The most recent savagery was an attack on the town of Houla, which left at least 108 people dead, including 49 children and 34 women. The Damascus government’s tight control over the media has made reporting difficult; information is sporadic and often unverifiable. United Nations observes have confirmed the body count; examination of the bodies shows that some were killed by shell fire, while the majority were either shot or stabbed at close range.
It is not clear who is responsible. Antigovernment groups and human rights activists blame the government; the government denies the charges, claiming that its soldiers were attacked and that armed terrorists committed the killings. Mr. Assad told Syria’s parliament Sunday that his government had nothing to do with the Houla massacre and that not even “monsters” would commit such a crime. Both sides may be correct. Many of the bloodiest episodes in the uprising have been perpetrated by the “shabiha” — the word means “ghosts” — an armed civilian militia that supports the government. This use of proxies allows the government to maintain the fiction that its hands are clean. Eyewitnesses and U.N. monitors reportedly agree that the attack began with army shelling of the town which was followed by armed groups going house to house killing people. Syrian officials deny that security forces entered the village.
The United Nations has condemned the “indiscriminate and disproportionate use of force,” even as the head of the U.N. Supervision Mission in Syria acknowledged that “the circumstances that led to these tragic killings are still unclear.” The U.N. Security Council issued a statement saying that “such outrageous use of force against civilian population constitutes a violation of applicable international law,” and monitors continue their efforts to get to the truth surrounding what the Security Council calls an “appalling and brutal crime.”
Mr. Kofi Annan, the former U.N. secretary general who served as the international envoy tasked with resolving this crisis, worries that Syria is at “tipping point.” Unfortunately, options to deal with this horrific situation are limited. Appalling as events are, Western governments have neither the will nor the mandate to act.
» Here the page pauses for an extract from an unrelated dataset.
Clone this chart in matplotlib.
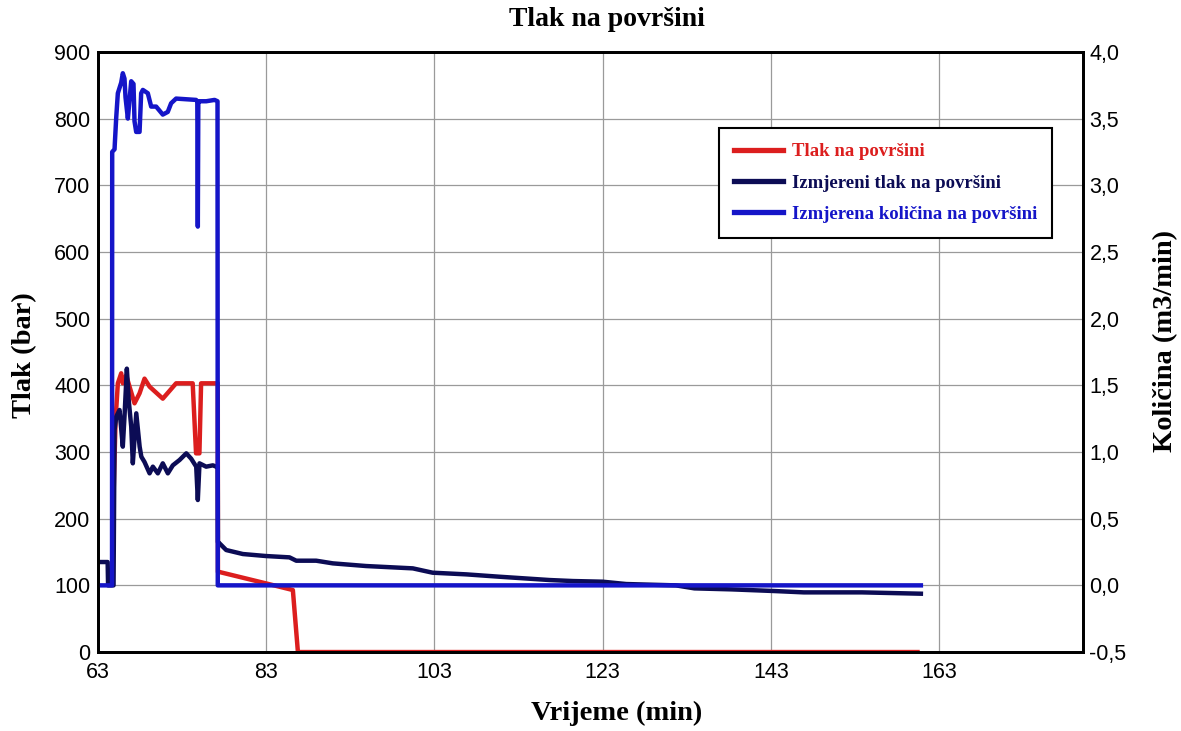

The United States remains fatigued by its previous misadventures in Iraq and Afghanistan, and President Barack Obama has no stomach to take on another intervention, especially in an election year. Other European nations are equally loath to step forward. No one has any certainty about whether intervening would succeed, much less the consequences for the wider region. The prospect was not even discussed at the NATO summit that was held last month in Chicago.
Moreover, while the U.N. is prepared to condemn the atrocities, that institution is not prepared to go further. Russia and China, feeling that their previous agreement to act in Libya was abused, are unwilling to make a similar “mistake” in Syria. Moscow’s relations with Damascus are close: Russia sells Syria billions of dollars of weapons and the country hosts Russia’s only warm-water naval port outside its territory. Russia insists that both sides in the conflict must be treated equally and it refuses to pressure its partner in Damascus.
Western governments are increasing diplomatic pressure. Sanctions have been imposed on the Damascus government and Syrian diplomats have been expelled from countries around the world. Additional options are limited. Some call for arming the rebels, a move that Western governments have thus far declined, arguing that they have little information about who they would be giving weapons to; there is concern that some rebel groups have links to al-Qaeda. Moreover, Syria is riven by religious and ethnic rivalries and a flood of arms could provide the chance to settle old scores. The prospect of violence spilling over into Lebanon or further is equally sobering.
Other regional governments may not be so hesitant. Damascus gets support from Iran and other Middle Eastern governments are prepared to back a proxy war with Tehran.
The prospect of a more evenly matched opposition gladdens the hearts of democrats. But it ensures that the violence will spread and yet more blood will be spilled. That is likely no matter what; the scale is all that remains unknown.
At this moment, Russia is likely to be the key player, even though Moscow cannot dictate outcomes either. But the government in Damascus must know that it is going to be isolated if it continues on its current path. It must not be allowed to believe that it can slaughter its own citizens with impunity.